Monday, March 08, 2004
Fellow Sailors on this Perilous Sea
I've updated my linky-love list on the side there. This isn't even all the blogs I read. Just the ones that are, for whatever reason, really doing it for me right now. There are others that do it for me in other ways, but you can only do so much. Some of them are preachers, some are aspiring, some are people of faith finding their way in the world. Some are Catholics, a couple are Methodists like me, there's at least one Unitarian in there, and as to the rest, who knows? Who cares? I tell you that our similarities matter far more than our differences. The common thread that joins them is that they are all seekers after a mystery. None of the sites you'll find over there to the left are representative of the holier-than-thou, the self-righteous, the smugly "saved." That's what I like about them.
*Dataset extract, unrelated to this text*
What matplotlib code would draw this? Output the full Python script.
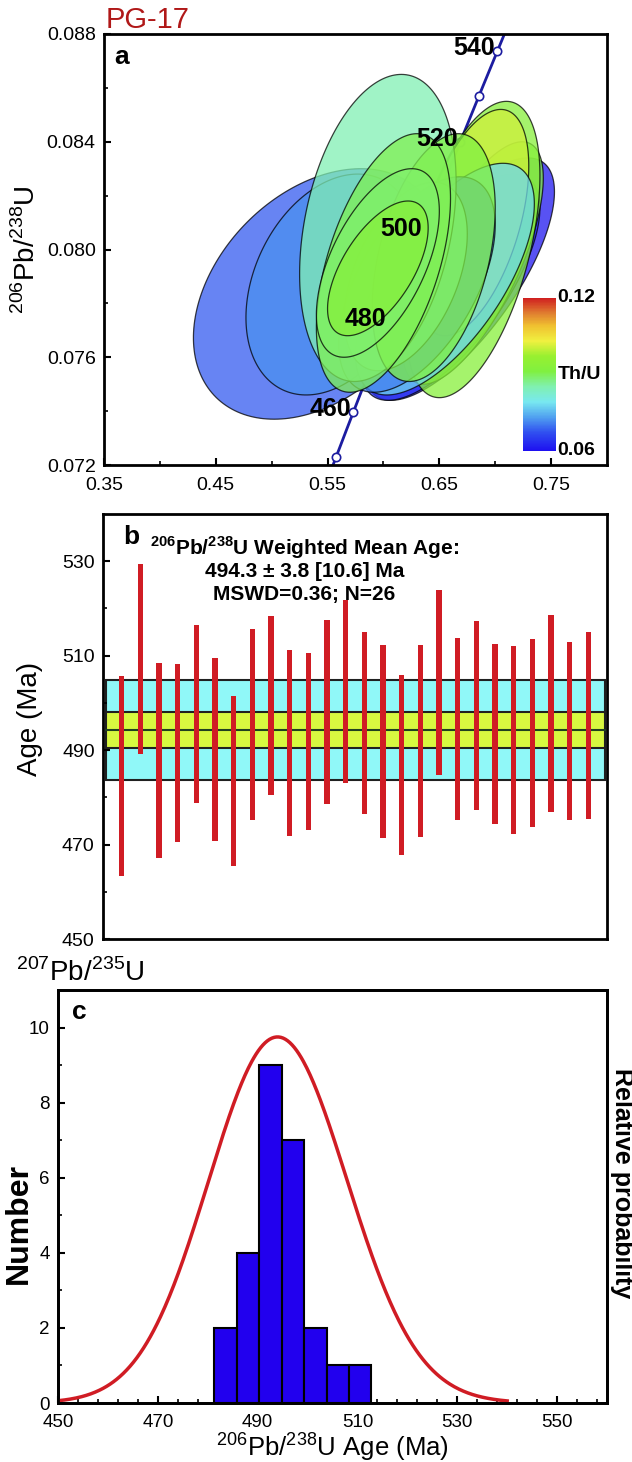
import numpy as np
import matplotlib.pyplot as plt
from matplotlib.colors import LinearSegmentedColormap, Normalize
from matplotlib.colorbar import ColorbarBase
from matplotlib.patches import Polygon

plt.rcParams['font.family'] = ['Liberation Sans', 'DejaVu Sans']
plt.rcParams['mathtext.fontset'] = 'custom'
plt.rcParams['mathtext.rm'] = 'Liberation Sans'
plt.rcParams['mathtext.bf'] = 'Liberation Sans:bold'
plt.rcParams['axes.linewidth'] = 2

# ---- panel a: error ellipses (207Pb/235U, 206Pb/238U), back to front
ell_x = [0.541, 0.668, 0.660, 0.554, 0.680, 0.680, 0.680, 0.655, 0.630, 0.620, 0.595, 0.645, 0.600, 0.595, 0.595]
ell_y = [0.07835, 0.0789, 0.0786, 0.0787, 0.0795, 0.0800, 0.0810, 0.0789, 0.0787, 0.0790, 0.0808, 0.0797, 0.0795, 0.0795, 0.0793]
ell_ex = [0.111, 0.085, 0.080, 0.077, 0.063, 0.060, 0.050, 0.080, 0.070, 0.055, 0.070, 0.055, 0.060, 0.055, 0.045]
ell_ey = [0.00465, 0.0045, 0.0042, 0.0041, 0.0045, 0.0055, 0.0042, 0.0043, 0.0040, 0.0035, 0.0057, 0.0046, 0.0048, 0.0035, 0.0025]
ell_rho = [0.35, 0.72, 0.70, 0.30, 0.70, 0.50, 0.50, 0.65, 0.55, 0.45, 0.30, 0.40, 0.50, 0.55, 0.60]
ell_thu = [0.068, 0.061, 0.064, 0.072, 0.092, 0.093, 0.101, 0.078, 0.071, 0.082, 0.085, 0.091, 0.090, 0.089, 0.093]

marker_ages = [450, 460, 470, 480, 490, 500, 510, 520, 530, 540]
label_ages = [460, 480, 500, 520, 540]

# ---- panel b / c: 206Pb/238U ages and half error bars (Ma)
ages = [484.6, 509.3, 487.8, 489.4, 497.7, 490.1, 483.5, 495.5, 499.5, 491.5, 491.8, 498.0, 502.4,
        495.7, 491.8, 486.9, 492.0, 504.4, 494.4, 497.3, 493.4, 492.2, 493.7, 497.8, 494.0, 495.3]
errs = [21.2, 20.1, 20.7, 18.8, 18.8, 19.4, 18.0, 20.2, 19.0, 19.7, 18.8, 19.5, 19.3,
        19.3, 20.5, 19.1, 20.3, 19.6, 19.3, 20.0, 19.1, 19.9, 19.9, 20.8, 18.9, 19.8]
wm_age = 494.3
wm_err = 3.8
wm_err_tot = 10.6
bin_edges = [481.3, 485.8, 490.3, 494.8, 499.3, 503.8, 508.3, 512.8]

cmap = LinearSegmentedColormap.from_list('thu', [
    (0.0, '#1e10f0'), (0.12, '#3050f0'), (0.22, '#50a0f0'), (0.32, '#78e8f0'),
    (0.42, '#80f0b0'), (0.52, '#80f040'), (0.62, '#98f030'), (0.72, '#f0f040'),
    (0.82, '#f0c030'), (0.90, '#e08030'), (1.0, '#d02020')])
norm = Normalize(0.06, 0.12)

fig = plt.figure(figsize=(6.32, 14.62), dpi=100)
ax_a = fig.add_axes([104/632, 1-465/1462, 503/632, 431/1462])
ax_b = fig.add_axes([103/632, 1-939/1462, 504/632, 425/1462])
ax_c = fig.add_axes([58/632, 1-1403/1462, 549/632, 413/1462])

# concordia
l238, l235 = 1.55125e-10, 9.8485e-10
t = np.linspace(430, 570, 300) * 1e6
ax_a.plot(np.exp(l235*t)-1, np.exp(l238*t)-1, color='#1c1ca0', lw=2, zorder=1)
ma = np.array(marker_ages) * 1e6
ax_a.plot(np.exp(l235*ma)-1, np.exp(l238*ma)-1, 'o', ms=6, mfc='white', mec='#1c1ca0', mew=1.2, zorder=2)

tt = np.linspace(0, 2*np.pi, 200)
for x0, y0, ex, ey, r, th in zip(ell_x, ell_y, ell_ex, ell_ey, ell_rho, ell_thu):
    px = x0 + ex*np.cos(tt)
    py = y0 + ey*(r*np.cos(tt) + np.sqrt(1-r**2)*np.sin(tt))
    ax_a.add_patch(Polygon(np.column_stack([px, py]), closed=True, fc=cmap(norm(th)),
                           ec='black', lw=0.9, alpha=0.75, zorder=3))

for a in label_ages:
    tm = a * 1e6
    ax_a.text(np.exp(l235*tm)-1 - 0.002, np.exp(l238*tm)-1 + 0.0001, str(a), ha='right', va='center',
              fontsize=18, fontweight='bold', zorder=5)

ax_a.set_xlim(0.35, 0.80)
ax_a.set_ylim(0.072, 0.088)
ax_a.set_xticks(np.arange(0.35, 0.76, 0.1))
ax_a.set_xticks(np.arange(0.40, 0.80, 0.1), minor=True)
ax_a.set_yticks(np.arange(0.072, 0.0881, 0.004))
ax_a.set_yticks(np.arange(0.074, 0.088, 0.004), minor=True)
ax_a.xaxis.set_major_formatter(plt.FuncFormatter(lambda v, p: '%.2f' % v))
ax_a.yaxis.set_major_formatter(plt.FuncFormatter(lambda v, p: '%.3f' % v))
ax_a.set_ylabel('$^{206}$Pb/$^{238}$U', fontsize=20, labelpad=4)
ax_a.text(0.02, 0.975, 'a', transform=ax_a.transAxes, fontsize=19, fontweight='bold', va='top')
fig.text(106/632, 1-20/1462, 'PG-17', color='#b01818', fontsize=21, va='center')

cax = fig.add_axes([523/632, 1-451/1462, 33/632, 153/1462])
cb = ColorbarBase(cax, cmap=cmap, norm=norm)
cb.outline.set_visible(False)
cax.set_yticks([])
cax.text(1.04, 1.0, '0.12', transform=cax.transAxes, fontsize=14, fontweight='bold', va='center')
cax.text(1.04, 0.0, '0.06', transform=cax.transAxes, fontsize=14, fontweight='bold', va='center')
cax.text(1.04, 0.5, 'Th/U', transform=cax.transAxes, fontsize=14, fontweight='bold', va='center')

# ---- panel b
xb = np.arange(1, len(ages)+1)
ax_b.axhspan(wm_age-wm_err_tot, wm_age+wm_err_tot, xmin=0.006, xmax=0.996, fc='#90f8f8', ec='#202020', lw=1.5, zorder=1)
ax_b.axhspan(wm_age-wm_err, wm_age+wm_err, xmin=0.006, xmax=0.996, fc='#d8f840', ec='#202020', lw=1.5, zorder=2)
ax_b.plot([0.16, 26.9], [wm_age, wm_age], color='#204020', lw=1.5, zorder=2)
ax_b.bar(xb, 2*np.array(errs), bottom=np.array(ages)-np.array(errs), width=0.3, color='#d01c24', zorder=3)
ax_b.set_xlim(0, 27)
ax_b.set_ylim(450, 540)
ax_b.set_xticks([])
ax_b.set_yticks(np.arange(450, 531, 20))
ax_b.set_yticks(np.arange(460, 540, 20), minor=True)
ax_b.text(0.04, 0.975, 'b', transform=ax_b.transAxes, fontsize=19, fontweight='bold', va='top')
ax_b.text(0.40, 0.92, r'$^{\mathbf{206}}$Pb/$^{\mathbf{238}}$U Weighted Mean Age:', transform=ax_b.transAxes,
          ha='center', va='center', fontsize=15, fontweight='bold')
ax_b.text(0.40, 0.865, '%.1f ± %.1f [%.1f] Ma' % (wm_age, wm_err, wm_err_tot), transform=ax_b.transAxes,
          ha='center', va='center', fontsize=15, fontweight='bold')
ax_b.text(0.40, 0.81, 'MSWD=0.36; N=%d' % len(ages), transform=ax_b.transAxes,
          ha='center', va='center', fontsize=15, fontweight='bold')
fig.text(30/632, 1-719/1462, 'Age (Ma)', rotation=90, fontsize=20, ha='center', va='center')

# ---- panel c
ax_c.hist(ages, bins=bin_edges, color='#2200ee', ec='black', lw=1.5, zorder=2)
ax_c.set_xlim(450, 560)
ax_c.set_ylim(0, 11)
ax_c.set_xticks(np.arange(450, 551, 20))
ax_c.set_xticks(np.arange(450, 560, 4), minor=True)
ax_c.set_yticks(np.arange(0, 11, 2))
ax_c.set_yticks(np.arange(1, 11, 2), minor=True)
ax_c.text(0.025, 0.975, 'c', transform=ax_c.transAxes, fontsize=19, fontweight='bold', va='top')

tw = ax_c.twinx()
xs = np.linspace(450, 540, 400)
pdp = np.zeros_like(xs)
for a, e in zip(ages, errs):
    s = 0.65 * e
    pdp += np.exp(-0.5*((xs-a)/s)**2) / s
tw.plot(xs, pdp / pdp.max(), color='#d01c24', lw=2.5)
tw.set_ylim(0, 11/9.75)
tw.set_yticks([])

fig.text(19/632, 1-1224/1462, 'Number', rotation=90, fontsize=23, fontweight='bold', ha='center', va='center')
fig.text(622/632, 1-1183/1462, 'Relative probability', rotation=270, fontsize=18, fontweight='bold',
         ha='center', va='center')
fig.text(16/632, 1-973/1462, '$^{207}$Pb/$^{235}$U', fontsize=20, va='center')
fig.text(332/632, 1-1447/1462, '$^{206}$Pb/$^{238}$U Age (Ma)', fontsize=18.5, ha='center', va='center')

for ax in (ax_a, ax_b, ax_c):
    ax.tick_params(which='both', direction='in', labelsize=14, top=False, right=False)
    ax.tick_params(which='major', length=5, width=1.5, pad=6)
    ax.tick_params(which='minor', length=3, width=1.2)
ax_a.tick_params(axis='x', pad=9)
ax_c.tick_params(axis='x', pad=8, labelsize=13.5)
ax_c.tick_params(axis='y', labelsize=13.5)

fig.savefig('out.png', dpi=100)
Physics has a way of calmly receding from scientific inquiry, much like Barth's God on the other side of an infinite sea. Scientists sometimes think they've "got it", as Max Born did when he speculated in 1928 that "physics as we know it will be over in six months." The quantum equation for the electron had just been deciphered by the taciturn Paul Dirac, and it looked as though all that was left was to elucidate similar equations for the proton and the photon and then that would be it.
Unfortunately, things weren't quite that simple. Turned out there were also neutrons and then positrons and then a whole cavalcade of other little bits of stuff. W and Z bosons, gluons, gravitons! And oh, hell, they're all made of quarks! Oh, and leptons! And there are twelve different kinds of them! Oh, and did I mention superstring theory? Oops, I mean M-Theory?
You would be forgiven for believing that God isn't quite ready to let us figure it all out just yet. Thank God. When Hercule Poirot sits everyone down in the parlour and explains who bludgeoned the Major-General with the bust of Queen Victoria, the story is over. Everything else is taxonomy.
Faith, I like to think, is like that as well. Just when we think we've got it all figured out, God finds some way to slip sideways out of our grasp. God, like the physical world, is bigger than us, and we are contained within both the Universe and within God.
Kurt Goedel discovered a very unsettling thing. He was a mathematician who worked in the early part of the last century and who discovered, much to the chagrin of other mathematicians, that no formal system can ever describe itself fully. Specifically, he showed that there are statements in formal mathematics that can be shown to be true but which are undecideable within formal mathematics. This is called Goedel's Incompleteness Theorem. Another way of looking at it is that it implies that there is always something more to figure out, always something new to discover. Anytime we enclose the world of knowledge within boundaries, Goedel tells us that there is something--there must be something--outside those boundaries.